Dave Anderson

October 27, 2010 at 7:52 pm (jazz, music, Rosie B)

(Some of the people commenting here find the idea of people reading, writing or performing poetry disturbing.  Warning to them:- this piece contains verse.)

If you’re ever in Edinburgh, do check out the Captain’s Bar.  It’s a nice little pub with a good vibe and there’s music on there every evening, and on Saturday and Sunday afternoons.   I was there the Saturday evening before last and a guy was playing the piano and singing – mostly standards like A Nightingale Sung in Berkeley Square:-

(I looked at a few versions of this e.g. Nat King Cole’s and Frank Sinatra’s but their arrangements were heavy with strings, so I chose Glenn Miller’s.  The song is so over the top romantic that it doesn’t need any of the extra lovey-dovey sound of strings.  It worked very well just with the piano and vocals.  Have songs like that been written in the last fifty years or so?)

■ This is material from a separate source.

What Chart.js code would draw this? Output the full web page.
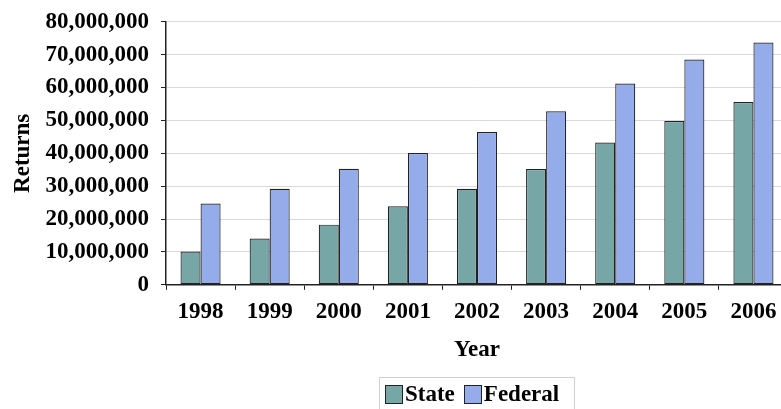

The guy playing jazz piano and singing in an expressive voice was Dave Anderson,  who as well as being a musician is an actor, and a writer and director of musicals.  He’s the musical director for a piece called A Bottle of Wine and Patsy Kline which is playing in Glasgow in December.

So he did a fine version of Crazy:-

As well as the covers he did some of his own songs, which sadly have not been recorded.  Here are the lyrics to one of them:- [WARNING POETRY-HATERS: VERSE ALERT]


When they take your work
Treat you like a jerk
And mock your poverty
Someone taps your phone
This is what is known
As Dead Liberty

When the hoods and crooks
Get to cook the books
And rob you endlessly
And the judge is bribed
This is best described
As Dead Liberty

And when your friendly neighbourhood cop
Seems to go right over the top
And to see his brief
As not to catch a thief
But to stop you complaining
By beating your brain in
When the guys with guns
Are the lucky ones
Who get to wander free
Then the populace
Recognize a case
Of Dead Liberty

And when your daily newspaper tries
To pull the wool right over your eyes
And disseminate
Prejudice and hate
And the lies they’re expressing
And the truth they’re suppressing

When the cops protect
Those you most suspect
Of daylight robbery
Then it’s time to say
That there is no way
You can do this thing to me
We don’t need no Dead Liberty


This was written for the Wildcat Theatre production Dead Liberty about the miners’ strike.  It has a good tune as well.

Next spring Dave will be touring a one-man show, called “Shoo-be-Doo! Or How to Talk To Old People”,  As well as being an accomplished musician and song writer, he’s a terrific entertainer who has a good rapport with his audience so check him out if he comes your way.


  1. jim denham said,

    “Glenn Miller, shot down in 1945 by a music-loving Luftwaffe pilot”… from Dave Gelly’s obit for Trevor Swale in the October edition of ‘Just Jazz’ magazine.

  2. Pinkie said,

    Patsy Cline, fabulous.

    Max Dunbar, twat.

    The sublime and the ridiculous all in one place. Enough to make you realise that there is no need to visit this site, Google will find the good stuff .

  3. jim denham said,

    Pinkie: don’t then.

    • maxdunbar said,

      Weirdly, ‘Pinkie’ has the same email address as our older commenter Lobby Ludd.

      How are you, Nick?

      • Pinkie said,

        Very well, thank you for asking.

        As a sensitive soul, Max, you will understand how grubby I feel as a visitor, let alone commenter, on this site. Now it’s all out I feel strangely liberated.

        With, or without, the help of my loved ones I think I can move on.

  4. shug said,

    AH! dont mind the haggis,must be my celtic soul.

  5. Bruce said,

    Well-known comment on the proliferation of Glenn Miller ghost bands: “It would have been better if he had lived and his music had died’.

    Was he shot down by the Luftwaffe? I vaguely remember seeing a programme which suggested it was more likely to have been an accident caused by the Allies.

  6. Max Dunbar said,

    Also a good Red Dwarf line: ‘Christ, it’s aliens. They’ve probably come to return Glenn Millar. We don’t want him! Go away’

  7. jim denham said,

    In fairness: Miller’s one significant jazz solo as a trombonist. On the Mound City Blue Blowers’ 1929 record of “Hello Lola” he took a decent chorus…following Coleman Hawkins!

  8. Dave Anderson said,

    Bobby Darin’s “A Nightingale sang in Berkeley Square” is as cool as you would imagine it to be.